I’ll admit that he was not a complete fan of this recipe. The thought of chewing through the pith and the skin of the citrus threw him in a way most unpleasant. That said, S is not my final sounding board.
At the mercy of friends, this cake went down a treat. Though I hesitate to say it’s a crowd pleaser, do feel free to serve it at a gathering where you know people are receptive to treats the likes of marmalade and shaker pie. To my palette, gentle simmering leaves the citrus slices beautifully bitter and candy sweet.

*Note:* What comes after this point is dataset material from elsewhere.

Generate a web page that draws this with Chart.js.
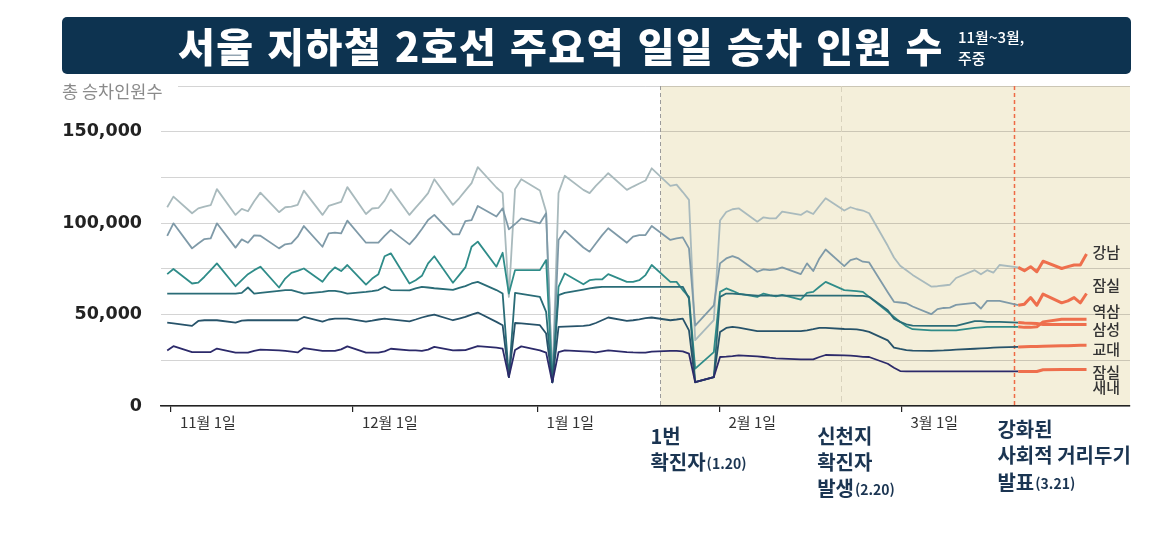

All things aside, it’s hard to find a dessert more simple and beautiful than this.
- Candied Citrus:
- 1½ c sugar
- 1½ c water
- 1 clementine
- 1 lemon
- 1 navel orange
- Crumb Topping:
- 4 Tbls (55g) butter, melted
- ½ c (70g) flour
- ¼ c (50g) sugar
- ¼ tsp salt
- Butter Cake:
- ½ c (110g) butter, room temp
- 1 c (350g) sugar
- 1½ c (355g) flour
- 1½ tsp baking powder
- 1½ tsp salt
- ½ tsp orange zest
- 1 tbls fresh orange juice
- 2 eggs, room temp
- 1 c (240ml) ricotta
- Candy the citrus.
- Combine the 1½ c sugar and 1½ c water in a large saute pan. Heat over medium heat until the sugar is dissolved.

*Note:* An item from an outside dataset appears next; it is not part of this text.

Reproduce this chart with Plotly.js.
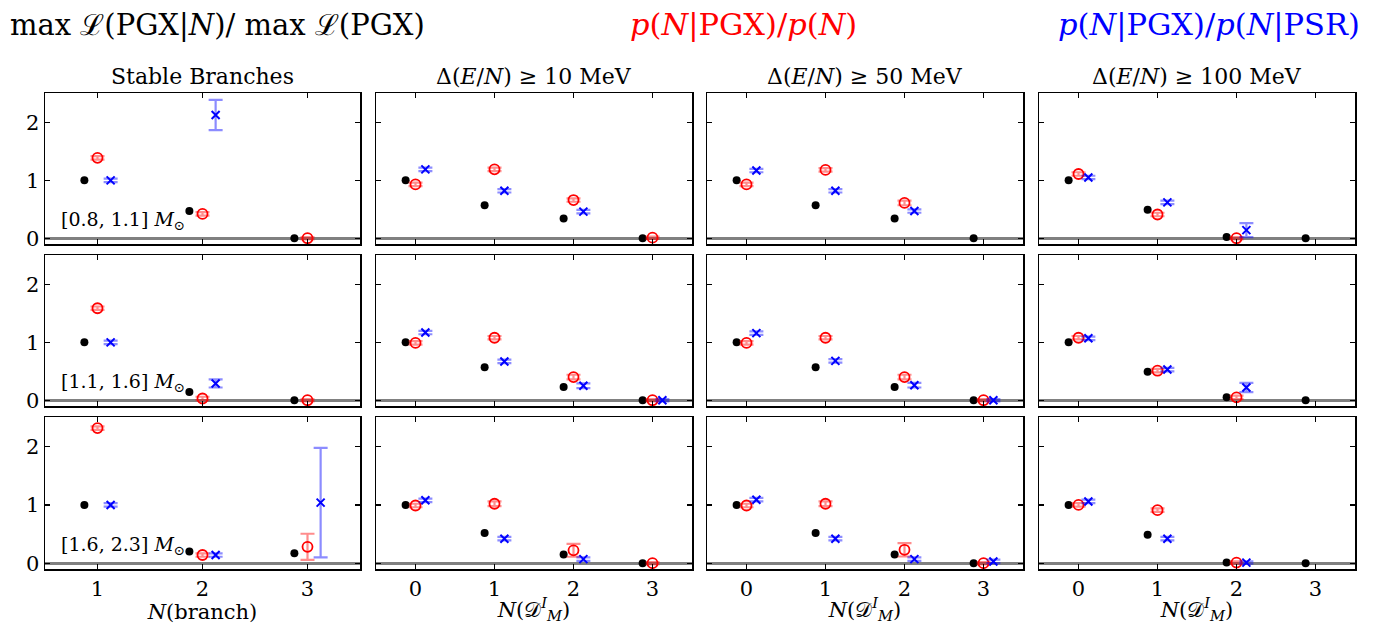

- In the meantime, slice the citrus into very thin slices. When the sugar syrup has come to a simmer, drop in the slices. Set heat to medium low and just barely simmer for about 1 hour, stirring occasionally, until the slices are translucent. Turn off the heat and allow to cool.
- Make the crumb topping.
- Stir together the melted butter, flour, sugar and salt until crumbly. Set aside.
- Make the cake:
- Preheat oven to 350F (175C).
- Butter a 9-inch round cake pan (2 inches deep). Dot with 4 tablespoons (55g) butter (cut into pieces). Arrange the candied citrus in concentric circles over the bottom of the pan (start with smaller slices and work up to larger ones). Reserve the simple syrup for another use (fabulous in cocktails and tea).

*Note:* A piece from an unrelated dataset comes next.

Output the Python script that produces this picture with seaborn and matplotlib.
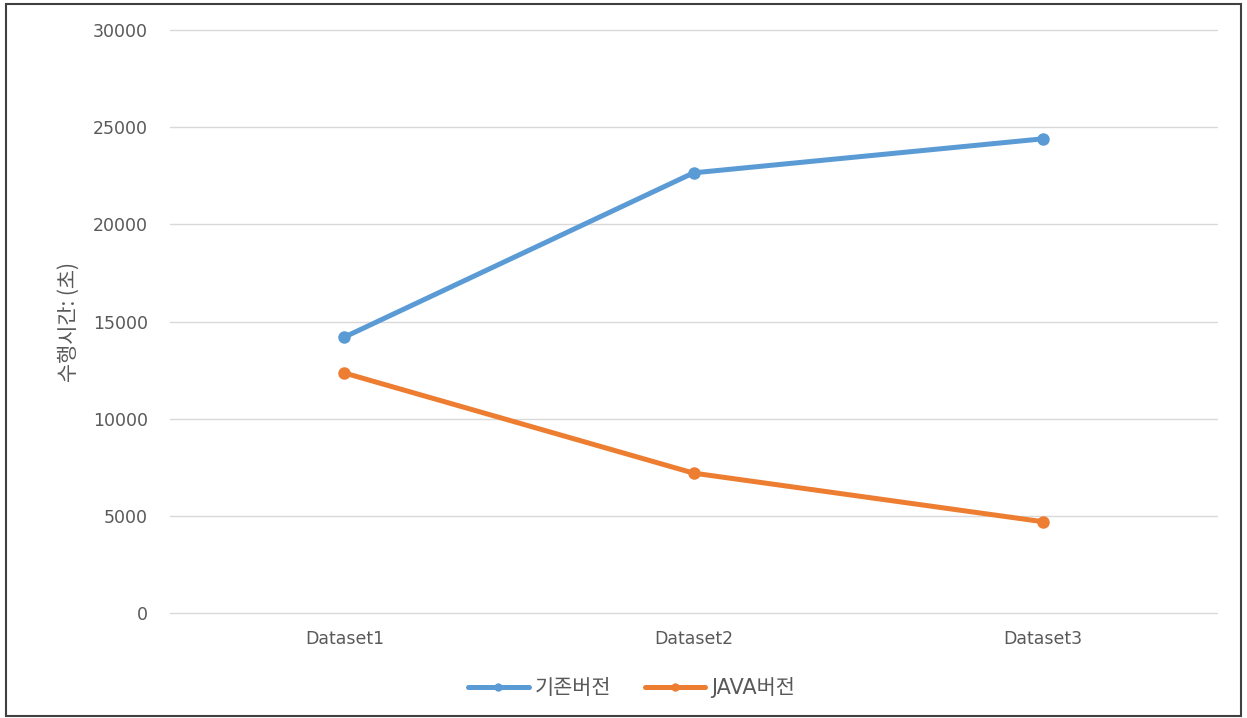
import matplotlib
matplotlib.use("Agg")
import matplotlib.pyplot as plt
import matplotlib.patches as mpatches
import seaborn as sns
import pandas as pd

# Execution time per dataset for each implementation
datasets = ["Dataset1", "Dataset2", "Dataset3"]
legacy_times = [14200, 22650, 24400]
java_times = [12350, 7200, 4700]
series_names = ["기존버전", "JAVA버전"]
y_ticks = [0, 5000, 10000, 15000, 20000, 25000, 30000]

df = pd.DataFrame({
    "dataset": datasets * 2,
    "time": legacy_times + java_times,
    "version": [series_names[0]] * 3 + [series_names[1]] * 3,
})

sns.set_theme(style="white")
plt.rcParams["font.family"] = ["DejaVu Sans", "Noto Sans CJK KR"]

fig = plt.figure(figsize=(12.47, 7.18), dpi=100)
ax = fig.add_axes([0.1363, 0.1462, 0.8397, 0.8120])

palette = {series_names[0]: "#5B9BD5", series_names[1]: "#ED7D31"}
sns.lineplot(data=df, x="dataset", y="time", hue="version", palette=palette,
             marker="o", markersize=9, markeredgewidth=0, linewidth=3.6,
             sort=False, ax=ax)

ax.set_xlim(-0.5, 2.5)
ax.set_ylim(0, 30000)
ax.set_yticks(y_ticks)
ax.set_yticklabels([str(t) for t in y_ticks])
ax.grid(axis="y", color="#D9D9D9", linewidth=1.0)
for gl in ax.get_ygridlines():
    gl.set_clip_on(False)
ax.set_axisbelow(True)
for s in ax.spines.values():
    s.set_visible(False)
ax.tick_params(axis="both", length=0, colors="#595959", labelsize=12.5)
ax.tick_params(axis="y", pad=16)
ax.tick_params(axis="x", pad=12)
ax.set_xlabel("")
ax.set_ylabel("수행시간: (초)", color="#595959", fontsize=15, labelpad=9,
              family=["Noto Sans CJK KR", "DejaVu Sans"])

handles, labels = ax.get_legend_handles_labels()
leg = ax.legend(handles, labels, loc="center", bbox_to_anchor=(0.441, -0.128),
                ncol=2, frameon=False, handlelength=2.9,
                handletextpad=0.3, columnspacing=1.6, labelcolor="#595959",
                prop={"family": ["DejaVu Sans", "Noto Sans CJK KR"], "size": 15})
for h in leg.legend_handles:
    h.set_markersize(6)

# outer frame around the chart
fig.patches.append(mpatches.Rectangle((0.005, 0.003), 0.99, 0.991,
                                      transform=fig.transFigure, fill=False,
                                      edgecolor="#404040", linewidth=1.5))

fig.savefig("out.png", dpi=100)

- Whisk together flour, baking powder, and salt. In a large bowl, beat ½ cup (110g) of butter and cup sugar with a mixer on medium speed until pale and fluffy, about 10 minutes. Beat in zest and juice. Beat in eggs, 1 at a time, until incorporated, scraping down sides of bowl. Beat in flour mixture in 3 additions, alternating with ricotta, until smooth. drop by dallops over the citrus slices and spread evenly. Crumble the crumb topping evenly over batter.
- Bake until a toothpick inserted into the center comes out clean and top springs back when touched, about 1 hour. Let cool for 10 minutes. Run a knife around edge of cake, and invert onto a wire rack. Let cool completely before serving.